Here’s the code for creating mask

for name, t in learn.model.named_parameters():
    if 'weight' in name:
        bottomk = torch.topk(torch.abs(t).view(-1), k=round(pr_value*t.nelement()), largest=False)
        clone = t.clone().detach()
        clone.view(-1)[bottomk.indices] = 0
        mask[name] = clone.bool()

I thought that maybe since incoming gradients come in reverse, it results in a mismatch but even switching the mask values doesn’t help. Below is my attempt,

for name, module in learn.model.named_modules():
    if 'linear' in name:
        key = name+'.weight'       # since layer keys have names layer.weight
        module.weight.register_hook(lambda x: x*mask[key])

albanD · December 27, 2019, 9:18am

Hi,

Why do you convert your mask to bool() since you multiply it with a float Tensor later?

Where do you get the error? What is the full stack trace?
Can you print the size of some Tensors to check they are what you expect.

numbpy · December 27, 2019, 11:15am

Sorry, I forgot to update, I was able to finally make the backward hook work but manually. I am trying to automate the process, for that I have a mask_dict which has key, value pairs as layer_name, bool_mask. I am trying to loop through the layer modules and hook using mask_dict keys but it doesn’t work. There’s no particular reason for using bool values, I just chose them as mask is boolean in nature.

def random_mask(model):
    mask_dict = {}
    for name, module in model.named_modules():
        if 'linear' in name:
            size = tuple(module.weight.shape)
            mask_dict[name] = (torch.randint(0, 2, size).bool().to(device='cuda'))
    return mask_dict        
               

def apply_mask(model, mask_dict):
    for name, module in model.named_modules():
        if 'linear' in name:
            module.weight.data *= mask_dict[name]
            #checking if names of layers and it's tensor shapes match with that of masks
            print('module name is:', name, 'and weight size is:', module.weight.size()) 
            print('corresponding tensor is:', mask_dict[name].shape) #matching shapes for multiplication

            module.weight.register_hook(lambda x: x*mask_dict[name])  #<--loop update doesn't work
           
#### manual update
#     model.linear1.weight.register_hook(lambda x: x*mask_dict['linear1'])
#     model.linear2.weight.register_hook(lambda x: x*mask_dict['linear2'])
#     model.linear3.weight.register_hook(lambda x: x*mask_dict['linear3'])
   

mask = random_mask(model)
#print(mask)
apply_mask(model, mask)


module name is: linear1 and weight size is: torch.Size([300, 784])
corresponding tensor is: torch.Size([300, 784]) 

module name is: linear2 and weight size is: torch.Size([100, 300])
corresponding tensor is: torch.Size([100, 300])

module name is: linear3 and weight size is: torch.Size([10, 100])
corresponding tensor is: torch.Size([10, 100])

It works perfect when I un-comment the manual update line and remove the loop update but not in it’s current state.
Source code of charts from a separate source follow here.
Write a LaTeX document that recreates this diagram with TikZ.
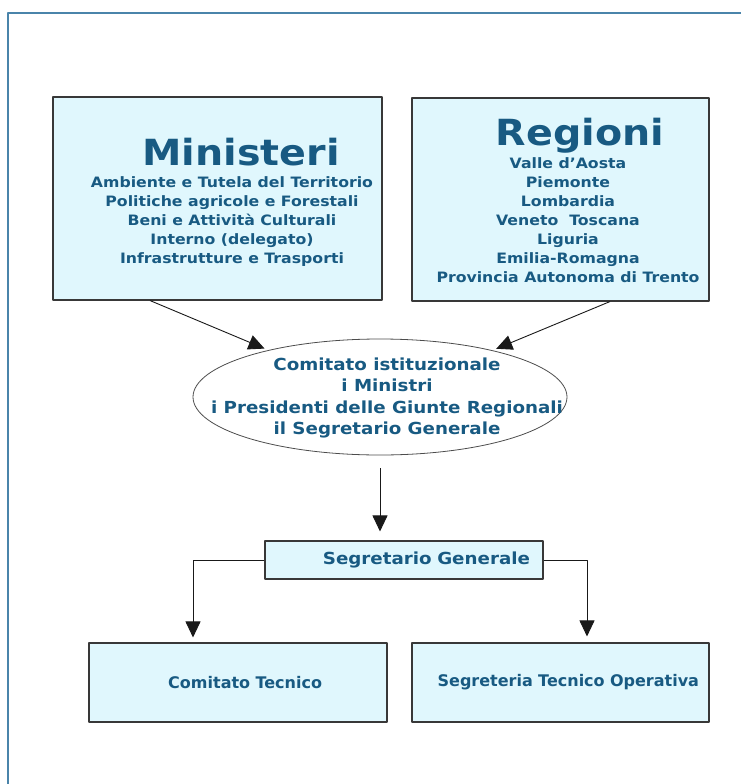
\documentclass[tikz,border=0pt]{standalone}
\usepackage{fontspec}
\newfontfamily\verd[FakeStretch=1.1]{DejaVu Sans}
\newfontfamily\tahom{DejaVu Sans}
\usetikzlibrary{arrows.meta,shapes.geometric}
\definecolor{testo}{RGB}{24,90,130}
\definecolor{celeste}{RGB}{224,247,253}
\definecolor{cornice}{RGB}{74,132,170}
\begin{document}
\begin{tikzpicture}[x=1pt, y=-1pt, line join=round, >={Triangle[width=15pt,length=16pt]},
  box/.style={draw=black!78, line width=1.1pt, fill=celeste, inner sep=0pt},
  titolo/.style={text=testo, inner sep=0pt, font=\verd\bfseries\fontsize{36}{40}\selectfont},
  lista/.style={text=testo, inner sep=0pt, align=center, font=\verd\bfseries\fontsize{14.3}{19}\selectfont},
  ovale/.style={text=testo, inner sep=0pt, align=center, font=\verd\bfseries\fontsize{16.6}{21.4}\selectfont},
  freccia/.style={->, draw=black!90, line width=0.9pt}]
\useasboundingbox (0,0) rectangle (741,784);
\draw[cornice, line width=1.3pt] (8,784) -- (8,13) -- (741,13);

% i due gruppi in alto
\node[box, minimum width=329pt, minimum height=203pt] (min) at (217.5,198.5) {};
\node[titolo, anchor=base] (mintit) at (241,165) {Ministeri};
\node[lista, anchor=north] (minlist) at (232,176) {Ambiente e Tutela del Territorio\\
  Politiche agricole e Forestali\\ Beni e Attività Culturali\\ Interno (delegato)\\
  Infrastrutture e Trasporti};
\node[box, minimum width=297pt, minimum height=203pt] (reg) at (560.5,199.5) {};
\node[titolo, anchor=base] (regtit) at (580,145) {Regioni};
\node[lista, anchor=north] (reglist) at (568,157) {Valle d’Aosta\\ Piemonte\\ Lombardia\\
  Veneto\ \ Toscana\\ Liguria\\ Emilia-Romagna\\ Provincia Autonoma di Trento};

% comitato istituzionale
\node[draw=black!70, line width=0.8pt, ellipse, minimum width=374pt, minimum height=116pt, inner sep=0pt] (ell) at (380,397) {};
\node[ovale] (elltxt) at (387,398) {Comitato istituzionale\\ i Ministri\\
  i Presidenti delle Giunte Regionali\\ il Segretario Generale};

\node[box, minimum height=38pt, text width=252pt, align=right, inner xsep=13pt, text=testo,
  font=\verd\bfseries\fontsize{16.6}{20}\selectfont] (sg) at (404,560) {Segretario Generale};

\node[box, minimum width=298pt, minimum height=79pt, text=testo, text width=168pt, align=right, inner xsep=65pt,
  font=\tahom\bfseries\fontsize{16}{18}\selectfont] (ct) at (238,682.5) {Comitato Tecnico};
\node[box, minimum width=297pt, minimum height=79pt, text=testo, text width=277pt, align=right, inner xsep=10pt,
  font=\tahom\bfseries\fontsize{16}{18}\selectfont] (sto) at (560.5,682.5) {Segreteria Tecnico Operativa};

\draw[freccia, shorten >=4pt] ([xshift=-67.5pt]min.south) -- (ell);
\draw[freccia, shorten >=4pt] ([xshift=49.5pt]reg.south) -- (ell);
\draw[freccia, shorten <=13pt, shorten >=9pt] (ell.south) -- (ell.south |- sg.north);
\draw[freccia, shorten >=5pt] (sg.west) -| ([xshift=-45pt]ct.north);
\draw[freccia, shorten >=6pt] (sg.east) -| ([xshift=26.5pt]sto.north);
\end{tikzpicture}
\end{document}
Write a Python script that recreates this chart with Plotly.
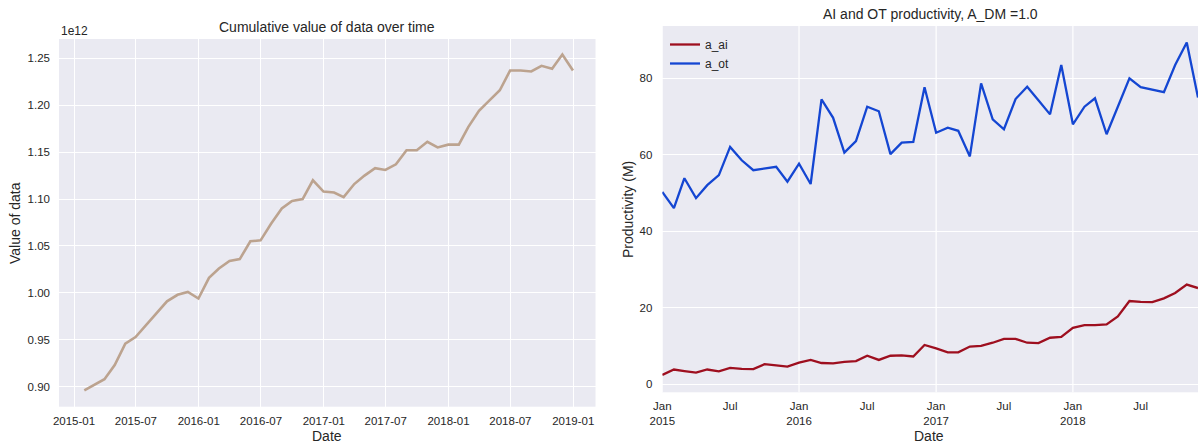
import plotly.graph_objects as go
import pandas as pd

# ---------------- data ----------------
# month-end dates for the cumulative value series
value_dates = [d.strftime("%Y-%m-%d") for d in pd.date_range("2015-01-31", periods=48, freq="ME")]
value_of_data_e12 = [
    0.896, 0.902, 0.908, 0.923, 0.946, 0.953, 0.966, 0.978, 0.991, 0.998, 1.001, 0.994,
    1.016, 1.026, 1.034, 1.036, 1.055, 1.056, 1.074, 1.090, 1.098, 1.100, 1.120, 1.108,
    1.107, 1.102, 1.116, 1.125, 1.133, 1.131, 1.137, 1.152, 1.152, 1.161, 1.155, 1.158,
    1.158, 1.177, 1.194, 1.205, 1.216, 1.237, 1.237, 1.236, 1.242, 1.239, 1.254, 1.237,
]
SCALE = 1e12

prod_dates = [d.strftime("%Y-%m-%d") for d in pd.date_range("2015-01-01", periods=48, freq="MS")]
a_ai = [
    2.5, 3.9, 3.5, 3.1, 3.9, 3.4, 4.3, 4.05, 4.0, 5.3, 5.0, 4.65,
    5.7, 6.4, 5.6, 5.5, 5.9, 6.1, 7.5, 6.4, 7.5, 7.6, 7.3, 10.3,
    9.4, 8.4, 8.4, 9.9, 10.1, 10.9, 11.9, 11.9, 10.9, 10.8, 12.2, 12.4,
    14.8, 15.5, 15.5, 15.7, 17.8, 21.8, 21.6, 21.5, 22.5, 23.9, 26.1, 25.2,
]
a_ot = [
    50.3, 46.1, 53.9, 48.7, 52.1, 54.7, 62.1, 58.6, 56.0, 56.5, 56.9, 53.0,
    57.7, 52.4, 74.5, 69.7, 60.6, 63.6, 72.6, 71.4, 60.2, 63.2, 63.4, 77.7,
    65.8, 67.1, 66.3, 59.6, 78.7, 69.3, 66.7, 74.6, 77.8, 74.3, 70.6, 83.5,
    68.0, 72.6, 74.8, 65.4, 72.8, 80.0, 77.7, 77.1, 76.4, 83.5, 89.4, 75.0,
]

left_xtick_vals = ["2015-01-01", "2015-07-01", "2016-01-01", "2016-07-01", "2017-01-01",
                   "2017-07-01", "2018-01-01", "2018-07-01", "2019-01-01"]
left_xtick_text = ["2015-01", "2015-07", "2016-01", "2016-07", "2017-01",
                   "2017-07", "2018-01", "2018-07", "2019-01"]
left_ytick_vals = [0.90, 0.95, 1.00, 1.05, 1.10, 1.15, 1.20, 1.25]
left_ytick_text = ["0.90", "0.95", "1.00", "1.05", "1.10", "1.15", "1.20", "1.25"]

right_xtick_vals = ["2015-01-01", "2015-07-01", "2016-01-01", "2016-07-01",
                    "2017-01-01", "2017-07-01", "2018-01-01", "2018-07-01"]
right_xtick_text = ["Jan<br>2015", "Jul", "Jan<br>2016", "Jul",
                    "Jan<br>2017", "Jul", "Jan<br>2018", "Jul"]
right_major_grid = ["2015-01-01", "2016-01-01", "2017-01-01", "2018-01-01"]
right_ytick_vals = [0, 20, 40, 60, 80]

# ---------------- style ----------------
W, H = 1198, 443
FONT = "Liberation Sans, Arial, sans-serif"
TXT = "#262626"
BG = "#EAEAF2"
C_VALUE = "#bca38f"
C_AI = "#9e0f1f"
C_OT = "#1446d2"


def px_x(p):
    return p / W


def px_y(p):
    return 1 - p / H


fig = go.Figure()
fig.add_trace(go.Scatter(x=value_dates, y=[v * SCALE for v in value_of_data_e12],
                         mode="lines", line=dict(color=C_VALUE, width=2.6),
                         xaxis="x", yaxis="y", showlegend=False))
fig.add_trace(go.Scatter(x=prod_dates, y=a_ai, mode="lines", name="a_ai",
                         line=dict(color=C_AI, width=2.3), xaxis="x2", yaxis="y2"))
fig.add_trace(go.Scatter(x=prod_dates, y=a_ot, mode="lines", name="a_ot",
                         line=dict(color=C_OT, width=2.3), xaxis="x2", yaxis="y2"))

tickfont = dict(family=FONT, size=11.5, color=TXT)
common_axis = dict(showline=False, zeroline=False, gridcolor="white", gridwidth=1.2,
                   tickfont=tickfont, ticks="", fixedrange=True, automargin=False)

fig.update_layout(
    width=W, height=H, margin=dict(l=0, r=0, t=0, b=0, autoexpand=False),
    paper_bgcolor="white", plot_bgcolor=BG,
    font=dict(family=FONT, color=TXT),
    xaxis=dict(domain=[px_x(59), px_x(595.5)], type="date",
               range=["2014-11-18", "2019-03-07"],
               tickmode="array", tickvals=left_xtick_vals, ticktext=left_xtick_text,
               showgrid=True, anchor="y", ticklabelstandoff=6, **common_axis),
    yaxis=dict(domain=[px_y(406.7), px_y(39)],
               range=[0.8787 * SCALE, 1.2706 * SCALE],
               tickmode="array", tickvals=[v * SCALE for v in left_ytick_vals],
               ticktext=left_ytick_text, showgrid=True, anchor="x",
               ticklabelstandoff=8, **common_axis),
    xaxis2=dict(domain=[px_x(662.3), 1.0], type="date",
                range=[prod_dates[0], prod_dates[-1]],
                tickmode="array", tickvals=right_xtick_vals, ticktext=right_xtick_text,
                showgrid=False, anchor="y2", ticklabelstandoff=5, **common_axis),
    yaxis2=dict(domain=[px_y(392.3), px_y(26)], range=[-2.06, 93.7],
                tickmode="array", tickvals=right_ytick_vals,
                showgrid=True, anchor="x2", ticklabelstandoff=9, **common_axis),
    legend=dict(x=px_x(665), y=px_y(30), xanchor="left", yanchor="top",
                bgcolor="rgba(0,0,0,0)", borderwidth=0,
                font=dict(family=FONT, size=12, color=TXT), itemwidth=30),
    showlegend=True,
)

# vertical gridlines for the major (January) ticks of the right panel
for d in right_major_grid:
    fig.add_shape(type="line", xref="x2", yref="y2 domain", x0=d, x1=d, y0=0, y1=1,
                  line=dict(color="white", width=1.2), layer="below")

ann_font = dict(family=FONT, size=14, color=TXT)
annotations = [
    dict(text="Cumulative value of data over time", x=px_x(327), y=px_y(27)),
    dict(text="AI and OT productivity, A_DM =1.0", x=px_x(930), y=px_y(14)),
    dict(text="Date", x=px_x(327), y=px_y(436)),
    dict(text="Date", x=px_x(929), y=px_y(436)),
    dict(text="Value of data", x=px_x(15), y=px_y(223), textangle=-90),
    dict(text="Productivity (M)", x=px_x(628), y=px_y(210), textangle=-90),
]
for a in annotations:
    fig.add_annotation(xref="paper", yref="paper", showarrow=False,
                       xanchor="center", yanchor="middle", font=ann_font, **a)
fig.add_annotation(text="1e12", xref="paper", yref="paper", x=px_x(59), y=px_y(31),
                   xanchor="left", yanchor="middle", showarrow=False,
                   font=dict(family=FONT, size=12, color=TXT))

fig.write_html("out.html")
The error I am getting is of tensor size mismatch for performing element-wise multiplication.

numbpy · December 29, 2019, 4:04am

Update: I modified the code a bit and printed the the incoming gradient shape and shape of the mask I am passing in the loop. It seems that the way backward hooks are called, it always takes the first value ie ‘linear1’(=name) so same mask is getting passed to all the gradients resulting in mis-match matrix size error. Here’s the output I got:

shape of grad torch.Size([10, 100])  mask-shape torch.Size([10, 100])

shape of grad torch.Size([100, 300])  mask-shape torch.Size([10, 100])
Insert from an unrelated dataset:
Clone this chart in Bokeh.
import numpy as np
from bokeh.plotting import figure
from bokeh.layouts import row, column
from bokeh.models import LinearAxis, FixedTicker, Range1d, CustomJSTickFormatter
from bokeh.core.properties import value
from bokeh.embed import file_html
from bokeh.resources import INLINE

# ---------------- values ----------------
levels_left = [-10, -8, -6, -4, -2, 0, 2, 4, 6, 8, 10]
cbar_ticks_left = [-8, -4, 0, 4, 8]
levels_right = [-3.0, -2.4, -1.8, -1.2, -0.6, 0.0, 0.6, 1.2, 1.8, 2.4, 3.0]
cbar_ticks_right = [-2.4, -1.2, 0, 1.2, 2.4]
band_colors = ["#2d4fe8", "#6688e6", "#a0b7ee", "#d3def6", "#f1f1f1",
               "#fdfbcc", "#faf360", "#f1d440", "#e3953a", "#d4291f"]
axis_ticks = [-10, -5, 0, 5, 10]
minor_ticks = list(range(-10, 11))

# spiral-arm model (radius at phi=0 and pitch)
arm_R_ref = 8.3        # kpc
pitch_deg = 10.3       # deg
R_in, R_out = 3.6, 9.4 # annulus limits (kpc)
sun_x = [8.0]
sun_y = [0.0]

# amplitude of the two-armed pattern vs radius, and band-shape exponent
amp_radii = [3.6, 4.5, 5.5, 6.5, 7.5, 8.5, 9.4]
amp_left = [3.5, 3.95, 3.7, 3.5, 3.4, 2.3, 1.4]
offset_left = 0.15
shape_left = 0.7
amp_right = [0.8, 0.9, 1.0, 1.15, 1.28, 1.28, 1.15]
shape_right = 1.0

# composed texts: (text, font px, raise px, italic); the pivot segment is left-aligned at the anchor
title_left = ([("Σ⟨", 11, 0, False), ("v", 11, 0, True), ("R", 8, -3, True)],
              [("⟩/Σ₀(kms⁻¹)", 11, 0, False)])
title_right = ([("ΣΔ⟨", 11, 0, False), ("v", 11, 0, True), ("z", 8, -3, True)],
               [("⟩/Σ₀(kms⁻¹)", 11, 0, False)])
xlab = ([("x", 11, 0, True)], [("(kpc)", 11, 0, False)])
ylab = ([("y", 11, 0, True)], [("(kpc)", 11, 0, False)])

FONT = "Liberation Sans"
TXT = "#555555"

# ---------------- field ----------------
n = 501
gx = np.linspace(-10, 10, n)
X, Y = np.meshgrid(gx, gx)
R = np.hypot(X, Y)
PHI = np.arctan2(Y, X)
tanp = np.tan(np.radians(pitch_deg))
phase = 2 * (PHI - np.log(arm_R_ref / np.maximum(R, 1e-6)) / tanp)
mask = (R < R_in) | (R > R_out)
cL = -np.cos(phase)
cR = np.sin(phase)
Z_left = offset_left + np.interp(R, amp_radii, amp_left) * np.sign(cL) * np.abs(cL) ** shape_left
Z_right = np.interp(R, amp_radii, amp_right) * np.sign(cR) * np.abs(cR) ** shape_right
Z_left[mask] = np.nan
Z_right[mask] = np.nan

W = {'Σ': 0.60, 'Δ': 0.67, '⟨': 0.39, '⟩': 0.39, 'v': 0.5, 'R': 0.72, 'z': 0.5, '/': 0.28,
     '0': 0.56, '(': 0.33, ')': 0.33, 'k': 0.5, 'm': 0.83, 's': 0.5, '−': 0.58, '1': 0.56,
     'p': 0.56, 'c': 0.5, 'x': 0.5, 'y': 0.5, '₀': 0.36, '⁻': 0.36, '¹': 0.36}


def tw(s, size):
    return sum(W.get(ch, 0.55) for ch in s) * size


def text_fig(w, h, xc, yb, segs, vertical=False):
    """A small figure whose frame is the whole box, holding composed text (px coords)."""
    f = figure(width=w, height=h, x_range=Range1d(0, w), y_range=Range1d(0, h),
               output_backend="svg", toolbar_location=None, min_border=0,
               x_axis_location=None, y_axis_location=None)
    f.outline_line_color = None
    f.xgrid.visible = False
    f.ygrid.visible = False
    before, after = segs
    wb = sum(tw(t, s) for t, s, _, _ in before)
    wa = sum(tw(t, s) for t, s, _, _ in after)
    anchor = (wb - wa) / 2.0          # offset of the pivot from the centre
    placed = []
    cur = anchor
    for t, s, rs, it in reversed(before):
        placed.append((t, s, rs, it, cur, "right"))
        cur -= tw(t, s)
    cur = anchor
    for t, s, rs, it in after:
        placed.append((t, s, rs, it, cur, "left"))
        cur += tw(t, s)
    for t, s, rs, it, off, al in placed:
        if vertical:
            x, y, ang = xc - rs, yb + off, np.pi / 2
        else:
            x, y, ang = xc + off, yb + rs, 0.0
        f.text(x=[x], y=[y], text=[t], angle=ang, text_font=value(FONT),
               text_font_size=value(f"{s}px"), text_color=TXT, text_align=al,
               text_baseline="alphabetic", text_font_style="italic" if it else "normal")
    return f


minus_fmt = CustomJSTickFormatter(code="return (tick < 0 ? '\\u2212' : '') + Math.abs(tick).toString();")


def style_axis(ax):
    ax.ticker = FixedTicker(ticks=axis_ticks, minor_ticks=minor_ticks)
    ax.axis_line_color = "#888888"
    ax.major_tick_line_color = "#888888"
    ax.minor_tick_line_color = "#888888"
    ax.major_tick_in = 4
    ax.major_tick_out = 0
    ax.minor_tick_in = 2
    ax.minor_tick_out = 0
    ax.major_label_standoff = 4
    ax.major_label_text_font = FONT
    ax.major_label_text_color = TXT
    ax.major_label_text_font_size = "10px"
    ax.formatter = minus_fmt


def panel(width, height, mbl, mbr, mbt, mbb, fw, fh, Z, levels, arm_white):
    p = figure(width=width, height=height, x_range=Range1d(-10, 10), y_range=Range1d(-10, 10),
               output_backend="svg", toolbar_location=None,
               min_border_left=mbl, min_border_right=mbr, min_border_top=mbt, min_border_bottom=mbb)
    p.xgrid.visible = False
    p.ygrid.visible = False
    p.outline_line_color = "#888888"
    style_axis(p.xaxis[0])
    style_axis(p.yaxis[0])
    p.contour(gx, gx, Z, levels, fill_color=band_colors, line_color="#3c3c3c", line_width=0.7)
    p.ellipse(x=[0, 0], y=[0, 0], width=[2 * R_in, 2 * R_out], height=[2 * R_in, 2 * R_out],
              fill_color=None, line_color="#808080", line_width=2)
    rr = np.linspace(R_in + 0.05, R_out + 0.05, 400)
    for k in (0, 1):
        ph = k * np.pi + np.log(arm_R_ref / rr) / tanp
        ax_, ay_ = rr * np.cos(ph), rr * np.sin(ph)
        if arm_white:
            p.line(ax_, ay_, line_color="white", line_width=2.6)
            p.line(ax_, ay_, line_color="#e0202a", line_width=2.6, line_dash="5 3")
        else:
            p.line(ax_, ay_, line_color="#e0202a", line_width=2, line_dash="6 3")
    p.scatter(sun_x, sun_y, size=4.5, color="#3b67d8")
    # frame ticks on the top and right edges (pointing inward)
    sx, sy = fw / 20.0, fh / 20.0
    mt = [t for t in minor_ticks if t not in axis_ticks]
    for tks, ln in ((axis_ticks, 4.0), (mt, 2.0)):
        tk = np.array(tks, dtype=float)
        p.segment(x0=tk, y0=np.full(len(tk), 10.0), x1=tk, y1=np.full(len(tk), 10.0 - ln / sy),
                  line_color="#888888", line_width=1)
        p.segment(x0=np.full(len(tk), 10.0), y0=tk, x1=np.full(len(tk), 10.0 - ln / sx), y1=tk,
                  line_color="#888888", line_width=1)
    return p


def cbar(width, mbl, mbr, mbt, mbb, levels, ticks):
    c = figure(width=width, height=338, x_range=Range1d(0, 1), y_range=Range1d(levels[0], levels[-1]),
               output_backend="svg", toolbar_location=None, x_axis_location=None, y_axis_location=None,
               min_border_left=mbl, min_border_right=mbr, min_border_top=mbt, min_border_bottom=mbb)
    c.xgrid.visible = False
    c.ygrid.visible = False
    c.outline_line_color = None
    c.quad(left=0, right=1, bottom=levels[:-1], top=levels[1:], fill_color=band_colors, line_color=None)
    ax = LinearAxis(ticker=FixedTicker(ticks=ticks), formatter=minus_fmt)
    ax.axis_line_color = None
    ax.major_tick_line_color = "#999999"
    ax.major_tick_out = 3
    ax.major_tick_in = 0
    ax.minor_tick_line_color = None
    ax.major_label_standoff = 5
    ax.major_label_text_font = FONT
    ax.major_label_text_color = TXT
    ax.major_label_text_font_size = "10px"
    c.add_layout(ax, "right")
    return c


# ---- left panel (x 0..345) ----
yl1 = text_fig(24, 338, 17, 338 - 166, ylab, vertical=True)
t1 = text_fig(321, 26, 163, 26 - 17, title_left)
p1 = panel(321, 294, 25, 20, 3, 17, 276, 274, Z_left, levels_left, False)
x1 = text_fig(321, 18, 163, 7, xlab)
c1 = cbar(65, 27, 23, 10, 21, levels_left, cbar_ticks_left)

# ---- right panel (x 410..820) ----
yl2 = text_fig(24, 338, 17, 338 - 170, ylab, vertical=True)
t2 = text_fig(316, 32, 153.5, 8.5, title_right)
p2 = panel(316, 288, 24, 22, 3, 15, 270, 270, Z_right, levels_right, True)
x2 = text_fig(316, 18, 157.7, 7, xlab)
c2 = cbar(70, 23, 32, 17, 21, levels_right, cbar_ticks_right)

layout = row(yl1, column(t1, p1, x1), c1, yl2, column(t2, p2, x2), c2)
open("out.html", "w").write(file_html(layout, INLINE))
shape of grad torch.Size([300, 784])  mask-shape torch.Size([10, 100])

shape of grad torch.Size([10, 100])  mask-shape torch.Size([10, 100])

shape of grad torch.Size([100, 300])  mask-shape torch.Size([10, 100])
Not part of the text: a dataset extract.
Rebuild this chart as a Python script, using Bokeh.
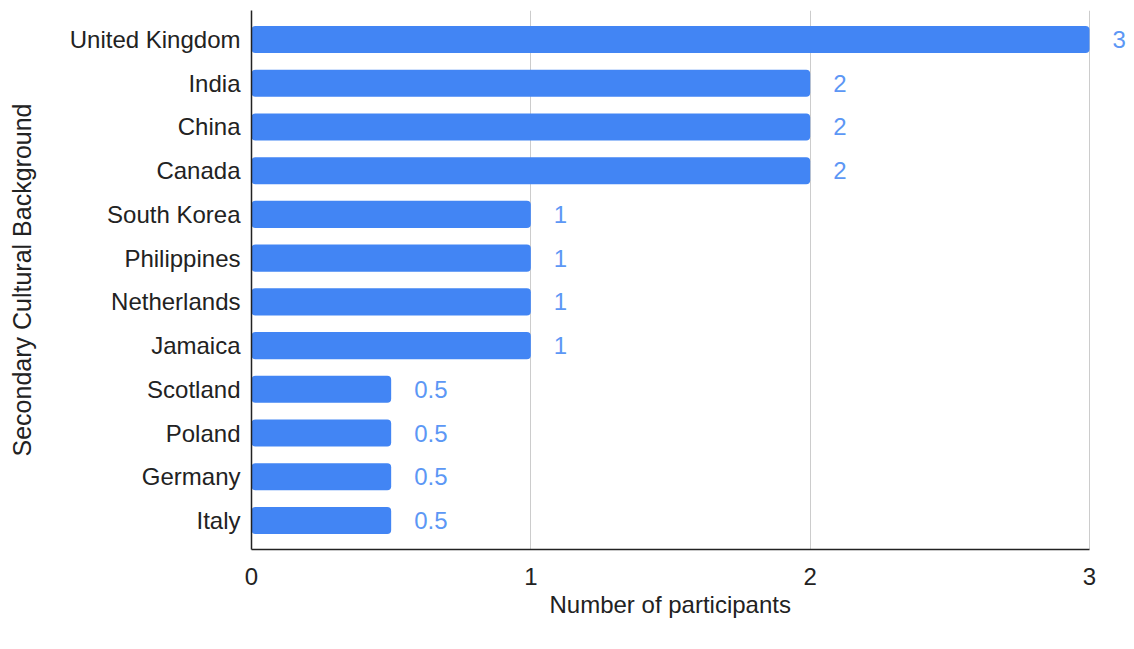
from bokeh.plotting import figure
from bokeh.models import ColumnDataSource, FactorRange, Range1d, FixedTicker, Title, LinearAxis
from bokeh.core.properties import value
from bokeh.embed import file_html
from bokeh.resources import INLINE

countries = ["United Kingdom", "India", "China", "Canada", "South Korea", "Philippines",
             "Netherlands", "Jamaica", "Scotland", "Poland", "Germany", "Italy"]
participants = [3, 2, 2, 2, 1, 1, 1, 1, 0.5, 0.5, 0.5, 0.5]
value_labels = ["3", "2", "2", "2", "1", "1", "1", "1", "0.5", "0.5", "0.5", "0.5"]
x_ticks = [0, 1, 2, 3]

FONT = "Liberation Sans"
FS = "24px"

src = ColumnDataSource(dict(country=countries, n=participants, lbl=value_labels))

# frame spans 251..1134 px; axis data 0..3 maps to 251..1089
x_end = 3 * (1134 - 251) / (1089 - 251)

p = figure(width=1134, height=649, output_backend="svg", toolbar_location=None,
           y_range=FactorRange(factors=list(reversed(countries)), range_padding=0.0274),
           x_range=Range1d(0, x_end),
           min_border_left=251, min_border_right=0, min_border_top=10, min_border_bottom=100)

p.hbar(y="country", right="n", left=0, height=0.62, source=src,
       fill_color="#4285F4", line_color=None, border_radius=4)
p.text(x="n", y="country", text="lbl", source=src, x_offset=23,
       text_align="left", text_baseline="middle", text_color="#5c97f5",
       text_font=value(FONT), text_font_size=FS)

p.outline_line_color = None
p.background_fill_color = "white"
p.border_fill_color = "white"
p.ygrid.grid_line_color = None
p.xgrid.grid_line_color = "#cccccc"
p.xgrid.grid_line_width = 1
p.xgrid.bounds = (0, 3)

xax = p.xaxis[0]
yax = p.yaxis[0]
xax.ticker = FixedTicker(ticks=x_ticks)
xax.bounds = (0, 3)

for ax in (xax, yax):
    ax.axis_line_color = "#222222"
    ax.axis_line_width = 1.5
    ax.major_tick_line_color = None
    ax.minor_tick_line_color = None
    ax.major_label_text_font = FONT
    ax.major_label_text_font_size = FS
    ax.major_label_text_color = "#222222"
    ax.axis_label_text_font = FONT
    ax.axis_label_text_font_size = FS
    ax.axis_label_text_font_style = "normal"
    ax.axis_label_text_color = "#222222"

yax.axis_label_text_font_size = "25px"
yax.axis_label = "Secondary Cultural Background"
xax.major_label_standoff = 12
yax.major_label_standoff = 5
yax.axis_label_standoff = 31

# empty spacer axis to push the x title down
spacer = LinearAxis(ticker=FixedTicker(ticks=[]), axis_line_color=None,
                    major_tick_line_color=None, minor_tick_line_color=None,
                    major_tick_out=31, minor_tick_out=0, major_label_standoff=0)
p.add_layout(spacer, "below")

# x-axis title centred under the 0..3 axis span (not the wider frame)
xtitle = Title(text="Number of participants", align="left", offset=298,
               text_font=FONT, text_font_size=FS, text_font_style="normal",
               text_color="#222222", standoff=2)
p.add_layout(xtitle, "below")

open("out.html", "w").write(file_html(p, INLINE))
shape of grad torch.Size([300, 784])  mask-shape torch.Size([10, 100])

and this repeats on…

albanD · December 29, 2019, 9:33am

This is quite weird.
Could you give a small code sample that I can run (30/40) lines that reproduces this please?

jhuebotter · June 9, 2020, 1:16pm

This behavior is expected. The reason for this is in the way lambda functions work. The function is defined in the line you marked as not working, but not called. Your variable “name” is changed after the definition and before the call. The last known definition for the variable will then be used at call. To avoid this behavior, you can simply give the lambda function a second variable with a default value, which is set during definition instead of at call. It looks like so:

module.weight.register_hook(lambda x, name=name: x*mask_dict[name])

Then, your code should work just fine.